Edward Pentin himself asks this last question:

This exchange appears no different, which raises the question: why does the Pope continue to speak to someone such as Scalfari, and discuss such sensitive subjects with him, when he knows he is unreliable but likely to report his words without reference to a recording or transcript?

Why, indeed? It seems to us that there are fundamentally two possible answers. One, the Holy Father does not care that he’ll be misquoted. There are a lot of possibilities, but given Fr. Lombardi’s comments, one assumes that it’s because he personally likes Scalfari and is inclined to indulge his impressionistic interview style. Two, the Holy Father views Scalfari as useful for getting deniable ideas out there. If people like the idea, nothing need be said. If people don’t like the idea, well, it’s Scalfari and he makes things up.

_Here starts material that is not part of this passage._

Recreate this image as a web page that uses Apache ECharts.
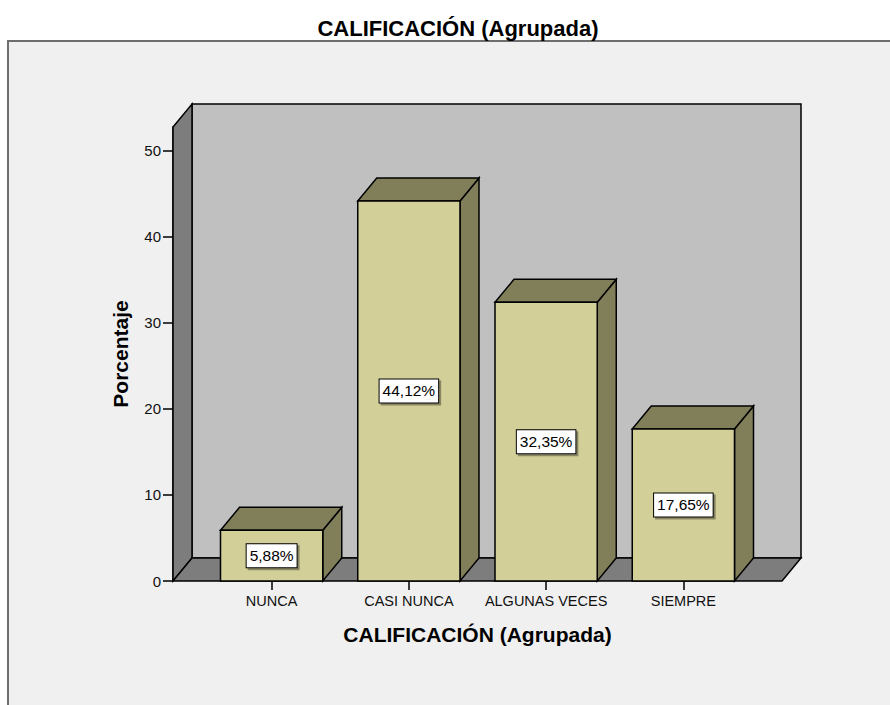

Why deny the obvious, child?

Rorate Caeli reports that Eugenio Scalfari, one of the Holy Father’s (apparently) favorite journalists, has quoted the Holy Father, albeit in an editorial, to the effect that,

It is true — Pope Francis answered — it is a truth and for that matter the family that is the basis of any society changes continuously, as all things change around us. We must not think that the family does not exist any longer, it will always exist, because ours is a social species, and the family is the support beam of sociability, but it cannot be avoided that the current family, open as you say, contains some positive aspects, and some negative ones. … The diverse opinion of the bishops is part of this modernity of the Church and of the diverse societies in which she operated, but the goal is the same, and for that which regards the admission of the divorced to the Sacraments, [it] confirms that this principle has been accepted by the Synod. This is bottom line result, the de facto appraisals are entrusted to the confessors, but at the end of faster or slower paths, all the divorced who ask will be admitted.